2004-2007 Cadillac CTS-V General Discussion Discussion, P0303 Error Code - Cylinder 3 Misfire in Cadillac CTS-V Series Forum - 2004 - 2007; So I took the V out for a drive today, and everything was running fine. I got onto the highway, ...
- 07-09-11 05:06 PM #1Cadillac Owners Member
- Automobile(s): 2005 CTS-V
- Join Date
- Jan 2011
- Minneapolis MN
P0303 Error Code - Cylinder 3 Misfire
So I took the V out for a drive today, and everything was running fine. I got onto the highway, accelerated a bit to 70 on the entrance ramp, and no problems were apparent. 5 miles down the road I exited the highway, and drove through a parking lot. It seemed to be misfiring, but no check engine light. I could feel it surging/sputtering when trying to lightly accelerate, so I drove gingerly until I got onto my 30 MPH street. I accelerated with about 50-60% throttle through first gear and it was sputtering like mad. Finally the Check engine light came on and Flashed for a while and it was the P0303 - Cylinder 3 Misfire code.
This just started randomly and I have never had this happen before.

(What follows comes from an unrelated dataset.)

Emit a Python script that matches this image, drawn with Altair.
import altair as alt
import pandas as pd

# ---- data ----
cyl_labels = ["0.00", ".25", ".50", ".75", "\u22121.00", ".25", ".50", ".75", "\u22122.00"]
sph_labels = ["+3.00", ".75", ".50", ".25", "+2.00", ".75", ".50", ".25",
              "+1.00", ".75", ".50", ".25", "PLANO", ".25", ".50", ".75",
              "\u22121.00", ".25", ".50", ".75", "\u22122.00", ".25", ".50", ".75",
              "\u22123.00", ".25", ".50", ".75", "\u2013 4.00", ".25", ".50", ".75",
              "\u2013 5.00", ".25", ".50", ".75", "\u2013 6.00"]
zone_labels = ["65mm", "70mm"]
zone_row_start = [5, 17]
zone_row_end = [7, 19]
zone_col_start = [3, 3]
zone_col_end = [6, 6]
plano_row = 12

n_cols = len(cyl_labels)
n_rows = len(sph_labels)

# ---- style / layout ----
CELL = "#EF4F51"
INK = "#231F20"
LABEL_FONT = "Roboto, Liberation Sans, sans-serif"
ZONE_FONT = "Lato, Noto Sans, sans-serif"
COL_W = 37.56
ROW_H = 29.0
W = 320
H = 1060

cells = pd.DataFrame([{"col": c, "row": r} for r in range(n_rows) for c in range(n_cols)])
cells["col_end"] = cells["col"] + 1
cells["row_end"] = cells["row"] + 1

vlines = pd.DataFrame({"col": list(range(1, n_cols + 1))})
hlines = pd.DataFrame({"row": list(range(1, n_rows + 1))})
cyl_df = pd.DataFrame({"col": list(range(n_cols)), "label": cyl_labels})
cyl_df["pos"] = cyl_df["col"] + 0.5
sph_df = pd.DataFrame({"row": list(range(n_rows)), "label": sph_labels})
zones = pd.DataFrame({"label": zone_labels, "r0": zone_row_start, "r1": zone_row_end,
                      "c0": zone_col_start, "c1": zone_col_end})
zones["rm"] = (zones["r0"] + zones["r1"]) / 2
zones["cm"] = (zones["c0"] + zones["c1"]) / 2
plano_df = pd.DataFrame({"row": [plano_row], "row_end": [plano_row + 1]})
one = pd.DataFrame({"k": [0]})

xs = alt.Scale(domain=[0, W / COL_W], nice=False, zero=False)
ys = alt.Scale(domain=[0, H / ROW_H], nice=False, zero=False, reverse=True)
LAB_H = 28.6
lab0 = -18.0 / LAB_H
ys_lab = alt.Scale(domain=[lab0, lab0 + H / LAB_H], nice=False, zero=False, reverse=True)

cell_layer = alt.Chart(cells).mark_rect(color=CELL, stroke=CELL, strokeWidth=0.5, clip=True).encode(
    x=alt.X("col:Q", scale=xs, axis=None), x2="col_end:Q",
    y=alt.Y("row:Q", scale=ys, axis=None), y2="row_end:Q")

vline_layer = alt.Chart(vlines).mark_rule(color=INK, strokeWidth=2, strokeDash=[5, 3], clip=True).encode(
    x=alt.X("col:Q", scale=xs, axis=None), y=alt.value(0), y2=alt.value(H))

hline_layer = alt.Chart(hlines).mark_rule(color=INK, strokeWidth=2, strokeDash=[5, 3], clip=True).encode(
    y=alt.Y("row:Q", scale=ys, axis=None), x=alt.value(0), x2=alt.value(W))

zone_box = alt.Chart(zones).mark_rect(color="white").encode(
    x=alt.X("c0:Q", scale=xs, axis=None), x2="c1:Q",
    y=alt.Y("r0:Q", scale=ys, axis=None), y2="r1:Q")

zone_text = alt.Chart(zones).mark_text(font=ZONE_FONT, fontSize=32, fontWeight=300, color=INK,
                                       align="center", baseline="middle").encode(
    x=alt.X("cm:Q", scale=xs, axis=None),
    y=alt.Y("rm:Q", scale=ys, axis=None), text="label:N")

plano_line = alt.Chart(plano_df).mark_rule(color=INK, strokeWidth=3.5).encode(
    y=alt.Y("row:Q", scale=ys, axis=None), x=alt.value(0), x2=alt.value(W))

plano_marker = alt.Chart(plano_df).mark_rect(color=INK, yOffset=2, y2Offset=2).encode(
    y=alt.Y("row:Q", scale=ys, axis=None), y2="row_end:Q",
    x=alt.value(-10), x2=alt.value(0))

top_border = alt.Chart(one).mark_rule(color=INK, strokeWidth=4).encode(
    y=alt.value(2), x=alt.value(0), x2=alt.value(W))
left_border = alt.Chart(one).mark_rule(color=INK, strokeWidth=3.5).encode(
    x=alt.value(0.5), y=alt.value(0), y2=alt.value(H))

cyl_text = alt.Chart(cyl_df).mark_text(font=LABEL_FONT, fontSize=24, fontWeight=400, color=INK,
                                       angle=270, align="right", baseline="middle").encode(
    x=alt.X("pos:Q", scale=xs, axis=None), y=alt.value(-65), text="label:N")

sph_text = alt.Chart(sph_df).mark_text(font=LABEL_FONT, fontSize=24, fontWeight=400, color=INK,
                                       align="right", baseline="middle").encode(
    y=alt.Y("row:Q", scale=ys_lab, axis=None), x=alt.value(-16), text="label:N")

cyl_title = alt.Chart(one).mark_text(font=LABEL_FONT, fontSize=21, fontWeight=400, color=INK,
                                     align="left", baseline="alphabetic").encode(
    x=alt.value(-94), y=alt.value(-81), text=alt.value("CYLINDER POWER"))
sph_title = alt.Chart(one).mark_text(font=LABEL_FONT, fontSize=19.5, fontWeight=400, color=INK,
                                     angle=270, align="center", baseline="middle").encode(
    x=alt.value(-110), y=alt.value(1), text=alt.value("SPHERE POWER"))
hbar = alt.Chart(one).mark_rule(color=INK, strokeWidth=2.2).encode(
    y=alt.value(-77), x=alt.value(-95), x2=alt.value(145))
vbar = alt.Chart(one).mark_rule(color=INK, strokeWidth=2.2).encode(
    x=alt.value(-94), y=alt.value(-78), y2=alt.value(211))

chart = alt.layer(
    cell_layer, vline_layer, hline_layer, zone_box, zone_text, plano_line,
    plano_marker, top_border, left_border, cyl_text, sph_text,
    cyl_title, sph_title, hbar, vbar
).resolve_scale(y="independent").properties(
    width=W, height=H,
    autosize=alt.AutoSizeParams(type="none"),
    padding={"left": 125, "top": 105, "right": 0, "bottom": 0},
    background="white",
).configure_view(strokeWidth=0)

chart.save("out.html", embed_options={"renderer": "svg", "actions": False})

I have read a couple of threads and as soon as the car cools down a bit Im going to check the connections to the coil pack on 3 and to the Plug on 3. Hopefully that clears it up. If that doesnt clear it up, what is the next step? Swapping Coil Pack positions and plug wire positions?
Also, Will I cause any damage to the engine with driving to help diagnose this? I dont want to cause any major damage trying to be a shade tree mechanic. Im assuming that I wont cause any permanent damage lightly driving, but scold me if I am wrong...
BTW... Torque is an awesome app for the Droid in conjunction with the Bluetooth OBDII scanner!
- 07-09-11 06:36 PM #2
Re: P0303 Error Code - Cylinder 3 Misfire
If the published misfire diagnostic does not isolate the cause, perform the following suggestions as necessary:
- Perform a fuel injector balance test for all 8 cylinders. If a fuel injector concern exists, it is possible to misfuel an entire bank of the engine, causing multiple cylinders on the same bank to misfire even though the root cause is a single fuel injector.
- Inspect O2 sensor connections on the misfiring bank for corrosion or water intrusion. If water intrusion is found on the right bank, it may be due to the AC Evaporator Condensation dripping onto the O2 sensor harness. If this condition is found, reposition and shield the harness to prevent a repeat concern and repair the connections.
- Check for excessive exhaust backpressure using the restricted exhaust diagnosis.
- Swap the Position 1 O2 sensors side to side to see if the misfires move to the other bank of the engine. If so, replace the O2 sensor.